→ **YOUR GOAL**: Reproduce the listing below exactly. Pictures do not belong in the copy.

(Source records)
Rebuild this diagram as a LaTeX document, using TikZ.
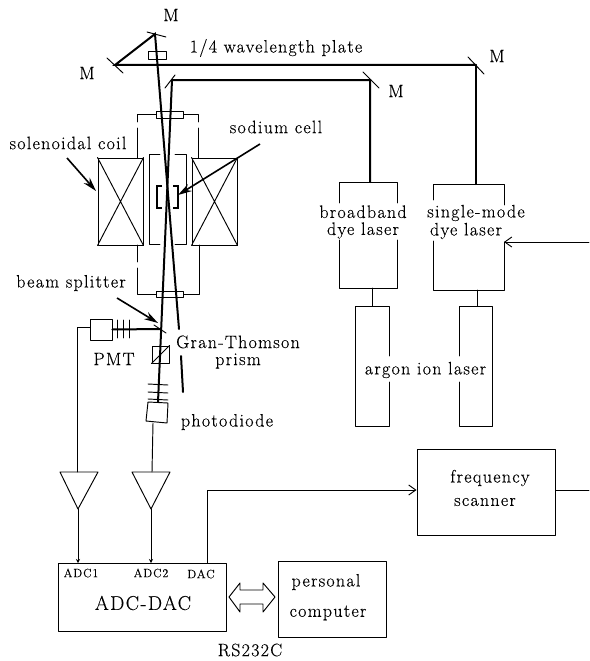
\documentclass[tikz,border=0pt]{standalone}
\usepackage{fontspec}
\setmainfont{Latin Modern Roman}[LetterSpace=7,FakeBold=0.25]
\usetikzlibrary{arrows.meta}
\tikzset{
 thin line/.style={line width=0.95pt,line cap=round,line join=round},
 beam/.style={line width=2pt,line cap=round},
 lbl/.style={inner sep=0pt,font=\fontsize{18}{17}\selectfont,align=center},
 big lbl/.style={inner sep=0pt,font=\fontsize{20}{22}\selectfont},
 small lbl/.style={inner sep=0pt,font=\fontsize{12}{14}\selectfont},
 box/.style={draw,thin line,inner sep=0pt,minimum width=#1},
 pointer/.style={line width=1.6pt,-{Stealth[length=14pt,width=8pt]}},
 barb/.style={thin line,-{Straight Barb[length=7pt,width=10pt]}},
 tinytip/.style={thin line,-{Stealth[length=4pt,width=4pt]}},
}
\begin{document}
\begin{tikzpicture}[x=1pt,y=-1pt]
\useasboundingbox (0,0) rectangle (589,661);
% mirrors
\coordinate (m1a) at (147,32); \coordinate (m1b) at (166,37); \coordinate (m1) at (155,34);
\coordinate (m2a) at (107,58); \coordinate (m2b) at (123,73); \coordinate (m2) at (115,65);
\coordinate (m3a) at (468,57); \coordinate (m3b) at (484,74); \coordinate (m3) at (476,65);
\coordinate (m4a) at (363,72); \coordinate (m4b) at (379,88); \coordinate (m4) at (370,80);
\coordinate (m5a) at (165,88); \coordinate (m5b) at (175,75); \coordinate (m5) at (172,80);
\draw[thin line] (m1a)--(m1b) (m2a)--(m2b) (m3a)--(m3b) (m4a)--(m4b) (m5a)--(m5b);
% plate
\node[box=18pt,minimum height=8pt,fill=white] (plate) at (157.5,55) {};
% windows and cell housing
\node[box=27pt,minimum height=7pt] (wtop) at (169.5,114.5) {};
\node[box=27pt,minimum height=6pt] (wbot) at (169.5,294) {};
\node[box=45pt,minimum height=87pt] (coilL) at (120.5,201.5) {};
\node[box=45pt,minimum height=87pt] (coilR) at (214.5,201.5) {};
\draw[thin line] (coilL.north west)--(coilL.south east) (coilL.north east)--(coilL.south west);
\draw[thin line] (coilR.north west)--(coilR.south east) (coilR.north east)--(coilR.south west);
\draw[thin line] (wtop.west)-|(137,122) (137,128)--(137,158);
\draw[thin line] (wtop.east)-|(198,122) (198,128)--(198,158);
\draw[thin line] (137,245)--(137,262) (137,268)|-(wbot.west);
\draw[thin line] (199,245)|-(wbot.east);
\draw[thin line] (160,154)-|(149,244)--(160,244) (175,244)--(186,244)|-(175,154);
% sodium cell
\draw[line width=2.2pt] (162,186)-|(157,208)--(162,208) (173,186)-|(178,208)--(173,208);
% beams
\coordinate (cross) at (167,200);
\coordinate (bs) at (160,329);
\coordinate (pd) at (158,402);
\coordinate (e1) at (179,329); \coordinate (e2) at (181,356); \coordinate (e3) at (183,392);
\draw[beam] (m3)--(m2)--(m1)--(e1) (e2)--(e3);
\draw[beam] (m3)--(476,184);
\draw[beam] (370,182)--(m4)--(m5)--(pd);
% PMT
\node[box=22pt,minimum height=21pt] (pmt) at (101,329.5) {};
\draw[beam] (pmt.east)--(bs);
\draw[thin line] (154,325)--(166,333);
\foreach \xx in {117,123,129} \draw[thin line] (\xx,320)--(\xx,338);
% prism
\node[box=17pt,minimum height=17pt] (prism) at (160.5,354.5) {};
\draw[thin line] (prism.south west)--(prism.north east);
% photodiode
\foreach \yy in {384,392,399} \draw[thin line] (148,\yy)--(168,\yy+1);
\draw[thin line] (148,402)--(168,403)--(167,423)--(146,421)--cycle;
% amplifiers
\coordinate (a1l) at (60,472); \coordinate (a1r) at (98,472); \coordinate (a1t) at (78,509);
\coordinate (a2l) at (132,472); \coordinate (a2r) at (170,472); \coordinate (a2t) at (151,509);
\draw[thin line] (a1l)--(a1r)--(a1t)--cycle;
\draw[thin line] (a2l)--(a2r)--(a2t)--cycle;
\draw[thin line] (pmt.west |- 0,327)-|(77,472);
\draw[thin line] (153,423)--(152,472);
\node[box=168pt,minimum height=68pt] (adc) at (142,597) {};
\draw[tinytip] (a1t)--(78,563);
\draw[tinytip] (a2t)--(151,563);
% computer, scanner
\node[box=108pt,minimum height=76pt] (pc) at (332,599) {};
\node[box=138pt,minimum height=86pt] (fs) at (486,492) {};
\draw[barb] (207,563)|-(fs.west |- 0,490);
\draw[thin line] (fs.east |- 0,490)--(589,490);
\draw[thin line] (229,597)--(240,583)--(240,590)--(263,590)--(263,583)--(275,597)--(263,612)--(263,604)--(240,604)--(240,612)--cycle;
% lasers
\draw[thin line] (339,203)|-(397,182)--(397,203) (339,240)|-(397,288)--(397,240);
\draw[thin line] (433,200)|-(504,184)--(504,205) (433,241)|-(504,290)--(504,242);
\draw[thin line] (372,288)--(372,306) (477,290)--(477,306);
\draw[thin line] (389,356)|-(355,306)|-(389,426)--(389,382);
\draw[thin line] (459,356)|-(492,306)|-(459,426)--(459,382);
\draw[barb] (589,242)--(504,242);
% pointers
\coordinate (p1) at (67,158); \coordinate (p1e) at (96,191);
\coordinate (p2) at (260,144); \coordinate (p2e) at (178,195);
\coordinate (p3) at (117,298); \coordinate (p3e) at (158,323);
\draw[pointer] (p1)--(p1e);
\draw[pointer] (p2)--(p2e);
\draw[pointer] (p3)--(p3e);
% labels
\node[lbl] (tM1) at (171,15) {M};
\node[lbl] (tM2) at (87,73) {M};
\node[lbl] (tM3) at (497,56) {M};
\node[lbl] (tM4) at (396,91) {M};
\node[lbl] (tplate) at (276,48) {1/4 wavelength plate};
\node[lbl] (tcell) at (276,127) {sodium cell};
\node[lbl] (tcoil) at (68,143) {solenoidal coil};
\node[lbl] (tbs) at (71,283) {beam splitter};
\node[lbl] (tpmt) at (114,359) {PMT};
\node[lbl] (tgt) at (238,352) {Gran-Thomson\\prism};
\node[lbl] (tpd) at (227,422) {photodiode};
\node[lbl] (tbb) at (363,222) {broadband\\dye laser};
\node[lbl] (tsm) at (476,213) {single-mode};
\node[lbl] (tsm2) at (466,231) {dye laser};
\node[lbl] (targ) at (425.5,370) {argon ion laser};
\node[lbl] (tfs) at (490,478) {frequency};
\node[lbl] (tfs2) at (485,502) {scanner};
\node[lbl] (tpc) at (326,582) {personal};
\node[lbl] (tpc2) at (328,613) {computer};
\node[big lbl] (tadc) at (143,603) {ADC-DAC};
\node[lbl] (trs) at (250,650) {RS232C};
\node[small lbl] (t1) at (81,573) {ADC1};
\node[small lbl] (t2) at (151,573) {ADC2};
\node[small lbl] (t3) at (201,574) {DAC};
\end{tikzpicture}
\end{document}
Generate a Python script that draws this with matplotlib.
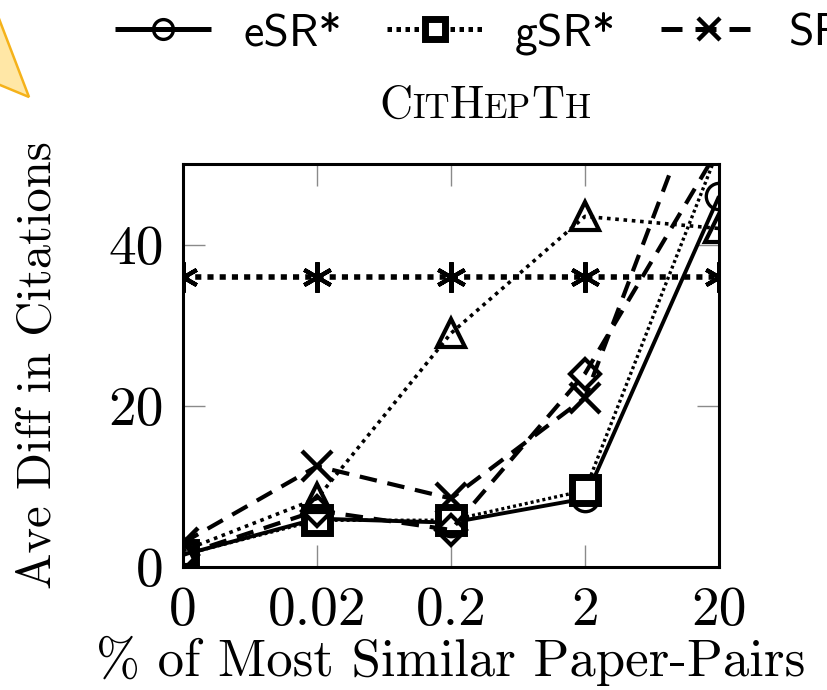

→ **FULL RESPONSE**:
Rebuild this diagram as a LaTeX document, using TikZ.
\documentclass[tikz,border=0pt]{standalone}
\usepackage{fontspec}
\setmainfont{Latin Modern Roman}[LetterSpace=7,FakeBold=0.25]
\usetikzlibrary{arrows.meta}
\tikzset{
 thin line/.style={line width=0.95pt,line cap=round,line join=round},
 beam/.style={line width=2pt,line cap=round},
 lbl/.style={inner sep=0pt,font=\fontsize{18}{17}\selectfont,align=center},
 big lbl/.style={inner sep=0pt,font=\fontsize{20}{22}\selectfont},
 small lbl/.style={inner sep=0pt,font=\fontsize{12}{14}\selectfont},
 box/.style={draw,thin line,inner sep=0pt,minimum width=#1},
 pointer/.style={line width=1.6pt,-{Stealth[length=14pt,width=8pt]}},
 barb/.style={thin line,-{Straight Barb[length=7pt,width=10pt]}},
 tinytip/.style={thin line,-{Stealth[length=4pt,width=4pt]}},
}
\begin{document}
\begin{tikzpicture}[x=1pt,y=-1pt]
\useasboundingbox (0,0) rectangle (589,661);
% mirrors
\coordinate (m1a) at (147,32); \coordinate (m1b) at (166,37); \coordinate (m1) at (155,34);
\coordinate (m2a) at (107,58); \coordinate (m2b) at (123,73); \coordinate (m2) at (115,65);
\coordinate (m3a) at (468,57); \coordinate (m3b) at (484,74); \coordinate (m3) at (476,65);
\coordinate (m4a) at (363,72); \coordinate (m4b) at (379,88); \coordinate (m4) at (370,80);
\coordinate (m5a) at (165,88); \coordinate (m5b) at (175,75); \coordinate (m5) at (172,80);
\draw[thin line] (m1a)--(m1b) (m2a)--(m2b) (m3a)--(m3b) (m4a)--(m4b) (m5a)--(m5b);
% plate
\node[box=18pt,minimum height=8pt,fill=white] (plate) at (157.5,55) {};
% windows and cell housing
\node[box=27pt,minimum height=7pt] (wtop) at (169.5,114.5) {};
\node[box=27pt,minimum height=6pt] (wbot) at (169.5,294) {};
\node[box=45pt,minimum height=87pt] (coilL) at (120.5,201.5) {};
\node[box=45pt,minimum height=87pt] (coilR) at (214.5,201.5) {};
\draw[thin line] (coilL.north west)--(coilL.south east) (coilL.north east)--(coilL.south west);
\draw[thin line] (coilR.north west)--(coilR.south east) (coilR.north east)--(coilR.south west);
\draw[thin line] (wtop.west)-|(137,122) (137,128)--(137,158);
\draw[thin line] (wtop.east)-|(198,122) (198,128)--(198,158);
\draw[thin line] (137,245)--(137,262) (137,268)|-(wbot.west);
\draw[thin line] (199,245)|-(wbot.east);
\draw[thin line] (160,154)-|(149,244)--(160,244) (175,244)--(186,244)|-(175,154);
% sodium cell
\draw[line width=2.2pt] (162,186)-|(157,208)--(162,208) (173,186)-|(178,208)--(173,208);
% beams
\coordinate (cross) at (167,200);
\coordinate (bs) at (160,329);
\coordinate (pd) at (158,402);
\coordinate (e1) at (179,329); \coordinate (e2) at (181,356); \coordinate (e3) at (183,392);
\draw[beam] (m3)--(m2)--(m1)--(e1) (e2)--(e3);
\draw[beam] (m3)--(476,184);
\draw[beam] (370,182)--(m4)--(m5)--(pd);
% PMT
\node[box=22pt,minimum height=21pt] (pmt) at (101,329.5) {};
\draw[beam] (pmt.east)--(bs);
\draw[thin line] (154,325)--(166,333);
\foreach \xx in {117,123,129} \draw[thin line] (\xx,320)--(\xx,338);
% prism
\node[box=17pt,minimum height=17pt] (prism) at (160.5,354.5) {};
\draw[thin line] (prism.south west)--(prism.north east);
% photodiode
\foreach \yy in {384,392,399} \draw[thin line] (148,\yy)--(168,\yy+1);
\draw[thin line] (148,402)--(168,403)--(167,423)--(146,421)--cycle;
% amplifiers
\coordinate (a1l) at (60,472); \coordinate (a1r) at (98,472); \coordinate (a1t) at (78,509);
\coordinate (a2l) at (132,472); \coordinate (a2r) at (170,472); \coordinate (a2t) at (151,509);
\draw[thin line] (a1l)--(a1r)--(a1t)--cycle;
\draw[thin line] (a2l)--(a2r)--(a2t)--cycle;
\draw[thin line] (pmt.west |- 0,327)-|(77,472);
\draw[thin line] (153,423)--(152,472);
\node[box=168pt,minimum height=68pt] (adc) at (142,597) {};
\draw[tinytip] (a1t)--(78,563);
\draw[tinytip] (a2t)--(151,563);
% computer, scanner
\node[box=108pt,minimum height=76pt] (pc) at (332,599) {};
\node[box=138pt,minimum height=86pt] (fs) at (486,492) {};
\draw[barb] (207,563)|-(fs.west |- 0,490);
\draw[thin line] (fs.east |- 0,490)--(589,490);
\draw[thin line] (229,597)--(240,583)--(240,590)--(263,590)--(263,583)--(275,597)--(263,612)--(263,604)--(240,604)--(240,612)--cycle;
% lasers
\draw[thin line] (339,203)|-(397,182)--(397,203) (339,240)|-(397,288)--(397,240);
\draw[thin line] (433,200)|-(504,184)--(504,205) (433,241)|-(504,290)--(504,242);
\draw[thin line] (372,288)--(372,306) (477,290)--(477,306);
\draw[thin line] (389,356)|-(355,306)|-(389,426)--(389,382);
\draw[thin line] (459,356)|-(492,306)|-(459,426)--(459,382);
\draw[barb] (589,242)--(504,242);
% pointers
\coordinate (p1) at (67,158); \coordinate (p1e) at (96,191);
\coordinate (p2) at (260,144); \coordinate (p2e) at (178,195);
\coordinate (p3) at (117,298); \coordinate (p3e) at (158,323);
\draw[pointer] (p1)--(p1e);
\draw[pointer] (p2)--(p2e);
\draw[pointer] (p3)--(p3e);
% labels
\node[lbl] (tM1) at (171,15) {M};
\node[lbl] (tM2) at (87,73) {M};
\node[lbl] (tM3) at (497,56) {M};
\node[lbl] (tM4) at (396,91) {M};
\node[lbl] (tplate) at (276,48) {1/4 wavelength plate};
\node[lbl] (tcell) at (276,127) {sodium cell};
\node[lbl] (tcoil) at (68,143) {solenoidal coil};
\node[lbl] (tbs) at (71,283) {beam splitter};
\node[lbl] (tpmt) at (114,359) {PMT};
\node[lbl] (tgt) at (238,352) {Gran-Thomson\\prism};
\node[lbl] (tpd) at (227,422) {photodiode};
\node[lbl] (tbb) at (363,222) {broadband\\dye laser};
\node[lbl] (tsm) at (476,213) {single-mode};
\node[lbl] (tsm2) at (466,231) {dye laser};
\node[lbl] (targ) at (425.5,370) {argon ion laser};
\node[lbl] (tfs) at (490,478) {frequency};
\node[lbl] (tfs2) at (485,502) {scanner};
\node[lbl] (tpc) at (326,582) {personal};
\node[lbl] (tpc2) at (328,613) {computer};
\node[big lbl] (tadc) at (143,603) {ADC-DAC};
\node[lbl] (trs) at (250,650) {RS232C};
\node[small lbl] (t1) at (81,573) {ADC1};
\node[small lbl] (t2) at (151,573) {ADC2};
\node[small lbl] (t3) at (201,574) {DAC};
\end{tikzpicture}
\end{document}
Generate a Python script that draws this with matplotlib.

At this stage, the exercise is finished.